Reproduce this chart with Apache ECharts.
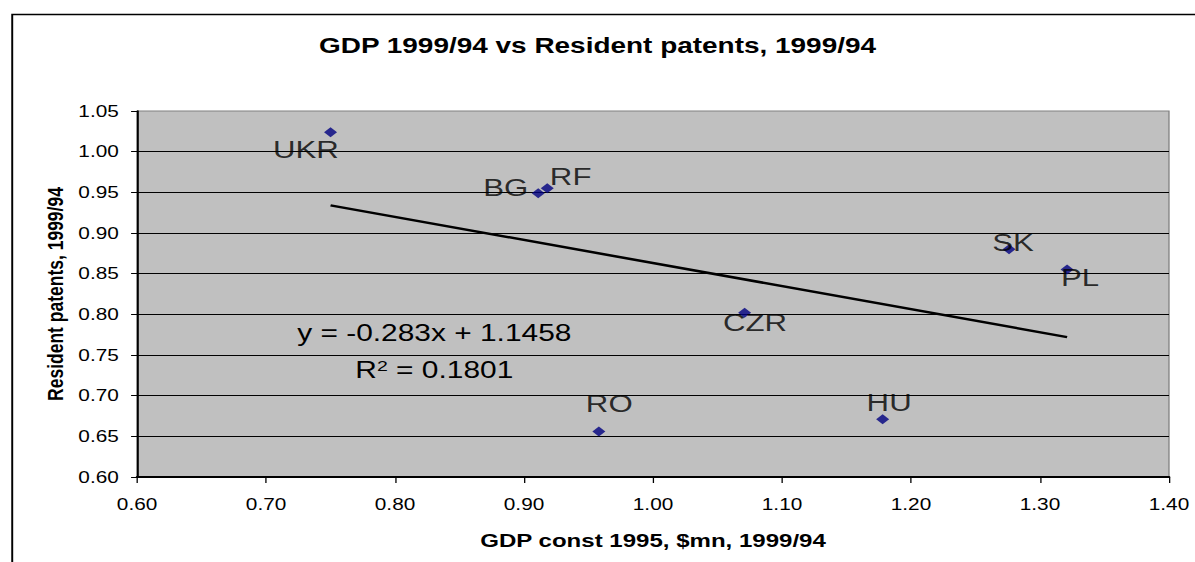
<!DOCTYPE html>
<html>
<head>
<meta charset="utf-8">
<title>GDP 1999/94 vs Resident patents, 1999/94</title>
<script src="https://cdn.jsdelivr.net/npm/echarts@6/dist/echarts.min.js"></script>
<style>
    html, body { margin: 0; padding: 0; background: #fff; overflow: hidden; }
    /* the source picture is stretched sideways, so draw narrow and widen */
    #main { width: 919px; height: 562px; transform: scaleX(1.30033); transform-origin: 0 0; }
</style>
</head>
<body>
<div id="main"></div>
<script>
var countries = ['UKR', 'BG', 'RF', 'CZR', 'SK', 'PL', 'HU', 'RO']
var gdpRatio = [0.750, 0.911, 0.918, 1.071, 1.276, 1.321, 1.178, 0.958]
var patentRatio = [1.024, 0.949, 0.955, 0.802, 0.880, 0.855, 0.671, 0.656]
// linear trend as drawn (ends at min and max x)
var trendX = [0.750, 1.321]
var trendY = [0.934, 0.772]
var trendText = 'y = -0.283x + 1.1458'
var r2Text = '0.1801'

var FONT = '"Liberation Sans", Arial, sans-serif'

// where each country name sits relative to its point
var labelShift = {
    UKR: [-19, 18], BG: [-25, -5], RF: [18, -11], CZR: [8, 10],
    SK: [3, -6], PL: [10, 8], HU: [5, -16], RO: [8, -28]
}

var points = countries.map(function (c, i) {
    return {
        name: c,
        value: [gdpRatio[i], patentRatio[i]],
        label: { offset: labelShift[c] }
    }
})
var trend = trendX.map(function (x, i) { return [x, trendY[i]] })

var myChart = echarts.init(document.getElementById('main'), null, { renderer: 'svg' })
myChart.setOption({
    animation: false,
    backgroundColor: '#fff',
    title: {
        text: 'GDP 1999/94 vs Resident patents, 1999/94',
        left: 'center',
        top: 34,
        padding: 0,
        textStyle: { fontFamily: FONT, fontSize: 21.5, fontWeight: 'bold', color: '#000' }
    },
    grid: {
        left: 105.4,
        right: 20,
        top: 111,
        bottom: 85,
        show: true,
        backgroundColor: '#c0c0c0',
        borderColor: '#808080',
        borderWidth: 1
    },
    xAxis: {
        type: 'value',
        min: 0.6,
        max: 1.4,
        interval: 0.1,
        name: 'GDP const 1995, $mn, 1999/94',
        nameLocation: 'middle',
        nameGap: 54,
        nameMoveOverlap: false,
        nameTextStyle: { fontFamily: FONT, fontSize: 18.5, fontWeight: 'bold', color: '#000' },
        axisLine: { lineStyle: { color: '#000', width: 2 } },
        axisTick: { show: true, length: 6, lineStyle: { color: '#000', width: 1 } },
        axisLabel: {
            margin: 19,
            fontFamily: FONT, fontSize: 16, color: '#000',
            formatter: function (v) { return v.toFixed(2) }
        },
        splitLine: { show: false }
    },
    yAxis: {
        type: 'value',
        min: 0.6,
        max: 1.05,
        interval: 0.05,
        name: 'Resident patents, 1999/94',
        nameLocation: 'middle',
        nameGap: 54,
        nameMoveOverlap: false,
        nameTextStyle: { fontFamily: FONT, fontSize: 17.5, fontWeight: 'bold', color: '#000' },
        axisLine: { show: true, lineStyle: { color: '#000', width: 1.5 } },
        axisTick: { show: true, length: 4.6, lineStyle: { color: '#000', width: 1 } },
        axisLabel: {
            margin: 14,
            fontFamily: FONT, fontSize: 16, color: '#000',
            formatter: function (v) { return v.toFixed(2) }
        },
        splitLine: { show: true, showMaxLine: false, lineStyle: { color: '#000', width: 1 } }
    },
    graphic: [
        {
            // chart area frame, runs off the right and bottom edges
            type: 'rect',
            left: 6.9,
            top: 12,
            shape: { width: 3000, height: 3000 },
            style: { fill: 'none', stroke: '#000', lineWidth: 1.5 },
            silent: true
        },
        {
            type: 'text',
            x: 334, y: 333,
            style: {
                text: trendText,
                font: '23px ' + FONT,
                fill: '#000',
                align: 'center',
                verticalAlign: 'middle'
            }
        },
        {
            type: 'text',
            x: 334, y: 370,
            style: {
                text: 'R{sup|2} = ' + r2Text,
                font: '23px ' + FONT,
                fill: '#000',
                align: 'center',
                verticalAlign: 'middle',
                rich: {
                    sup: { fontSize: 15, fontFamily: FONT, verticalAlign: 'top', fill: '#000' }
                }
            }
        }
    ],
    series: [
        {
            name: 'trend',
            type: 'line',
            data: trend,
            symbol: 'none',
            lineStyle: { color: '#000', width: 2.5 },
            z: 3
        },
        {
            name: 'countries',
            type: 'scatter',
            data: points,
            symbol: 'diamond',
            symbolSize: 10,
            itemStyle: { color: '#000080' },
            label: {
                show: true,
                position: 'inside',
                formatter: '{b}',
                fontFamily: FONT,
                fontSize: 24,
                color: '#000',
                align: 'center',
                verticalAlign: 'middle'
            },
            z: 4
        }
    ]
})
</script>
</body>
</html>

* YOUR GOAL *
Extract every line of the data exactly; pictures stay out.

* RESULT OF THE EXERCISE *
Reproduce this chart with Apache ECharts.
<!DOCTYPE html>
<html>
<head>
<meta charset="utf-8">
<title>GDP 1999/94 vs Resident patents, 1999/94</title>
<script src="https://cdn.jsdelivr.net/npm/echarts@6/dist/echarts.min.js"></script>
<style>
    html, body { margin: 0; padding: 0; background: #fff; overflow: hidden; }
    /* the source picture is stretched sideways, so draw narrow and widen */
    #main { width: 919px; height: 562px; transform: scaleX(1.30033); transform-origin: 0 0; }
</style>
</head>
<body>
<div id="main"></div>
<script>
var countries = ['UKR', 'BG', 'RF', 'CZR', 'SK', 'PL', 'HU', 'RO']
var gdpRatio = [0.750, 0.911, 0.918, 1.071, 1.276, 1.321, 1.178, 0.958]
var patentRatio = [1.024, 0.949, 0.955, 0.802, 0.880, 0.855, 0.671, 0.656]
// linear trend as drawn (ends at min and max x)
var trendX = [0.750, 1.321]
var trendY = [0.934, 0.772]
var trendText = 'y = -0.283x + 1.1458'
var r2Text = '0.1801'

var FONT = '"Liberation Sans", Arial, sans-serif'

// where each country name sits relative to its point
var labelShift = {
    UKR: [-19, 18], BG: [-25, -5], RF: [18, -11], CZR: [8, 10],
    SK: [3, -6], PL: [10, 8], HU: [5, -16], RO: [8, -28]
}

var points = countries.map(function (c, i) {
    return {
        name: c,
        value: [gdpRatio[i], patentRatio[i]],
        label: { offset: labelShift[c] }
    }
})
var trend = trendX.map(function (x, i) { return [x, trendY[i]] })

var myChart = echarts.init(document.getElementById('main'), null, { renderer: 'svg' })
myChart.setOption({
    animation: false,
    backgroundColor: '#fff',
    title: {
        text: 'GDP 1999/94 vs Resident patents, 1999/94',
        left: 'center',
        top: 34,
        padding: 0,
        textStyle: { fontFamily: FONT, fontSize: 21.5, fontWeight: 'bold', color: '#000' }
    },
    grid: {
        left: 105.4,
        right: 20,
        top: 111,
        bottom: 85,
        show: true,
        backgroundColor: '#c0c0c0',
        borderColor: '#808080',
        borderWidth: 1
    },
    xAxis: {
        type: 'value',
        min: 0.6,
        max: 1.4,
        interval: 0.1,
        name: 'GDP const 1995, $mn, 1999/94',
        nameLocation: 'middle',
        nameGap: 54,
        nameMoveOverlap: false,
        nameTextStyle: { fontFamily: FONT, fontSize: 18.5, fontWeight: 'bold', color: '#000' },
        axisLine: { lineStyle: { color: '#000', width: 2 } },
        axisTick: { show: true, length: 6, lineStyle: { color: '#000', width: 1 } },
        axisLabel: {
            margin: 19,
            fontFamily: FONT, fontSize: 16, color: '#000',
            formatter: function (v) { return v.toFixed(2) }
        },
        splitLine: { show: false }
    },
    yAxis: {
        type: 'value',
        min: 0.6,
        max: 1.05,
        interval: 0.05,
        name: 'Resident patents, 1999/94',
        nameLocation: 'middle',
        nameGap: 54,
        nameMoveOverlap: false,
        nameTextStyle: { fontFamily: FONT, fontSize: 17.5, fontWeight: 'bold', color: '#000' },
        axisLine: { show: true, lineStyle: { color: '#000', width: 1.5 } },
        axisTick: { show: true, length: 4.6, lineStyle: { color: '#000', width: 1 } },
        axisLabel: {
            margin: 14,
            fontFamily: FONT, fontSize: 16, color: '#000',
            formatter: function (v) { return v.toFixed(2) }
        },
        splitLine: { show: true, showMaxLine: false, lineStyle: { color: '#000', width: 1 } }
    },
    graphic: [
        {
            // chart area frame, runs off the right and bottom edges
            type: 'rect',
            left: 6.9,
            top: 12,
            shape: { width: 3000, height: 3000 },
            style: { fill: 'none', stroke: '#000', lineWidth: 1.5 },
            silent: true
        },
        {
            type: 'text',
            x: 334, y: 333,
            style: {
                text: trendText,
                font: '23px ' + FONT,
                fill: '#000',
                align: 'center',
                verticalAlign: 'middle'
            }
        },
        {
            type: 'text',
            x: 334, y: 370,
            style: {
                text: 'R{sup|2} = ' + r2Text,
                font: '23px ' + FONT,
                fill: '#000',
                align: 'center',
                verticalAlign: 'middle',
                rich: {
                    sup: { fontSize: 15, fontFamily: FONT, verticalAlign: 'top', fill: '#000' }
                }
            }
        }
    ],
    series: [
        {
            name: 'trend',
            type: 'line',
            data: trend,
            symbol: 'none',
            lineStyle: { color: '#000', width: 2.5 },
            z: 3
        },
        {
            name: 'countries',
            type: 'scatter',
            data: points,
            symbol: 'diamond',
            symbolSize: 10,
            itemStyle: { color: '#000080' },
            label: {
                show: true,
                position: 'inside',
                formatter: '{b}',
                fontFamily: FONT,
                fontSize: 24,
                color: '#000',
                align: 'center',
                verticalAlign: 'middle'
            },
            z: 4
        }
    ]
})
</script>
</body>
</html>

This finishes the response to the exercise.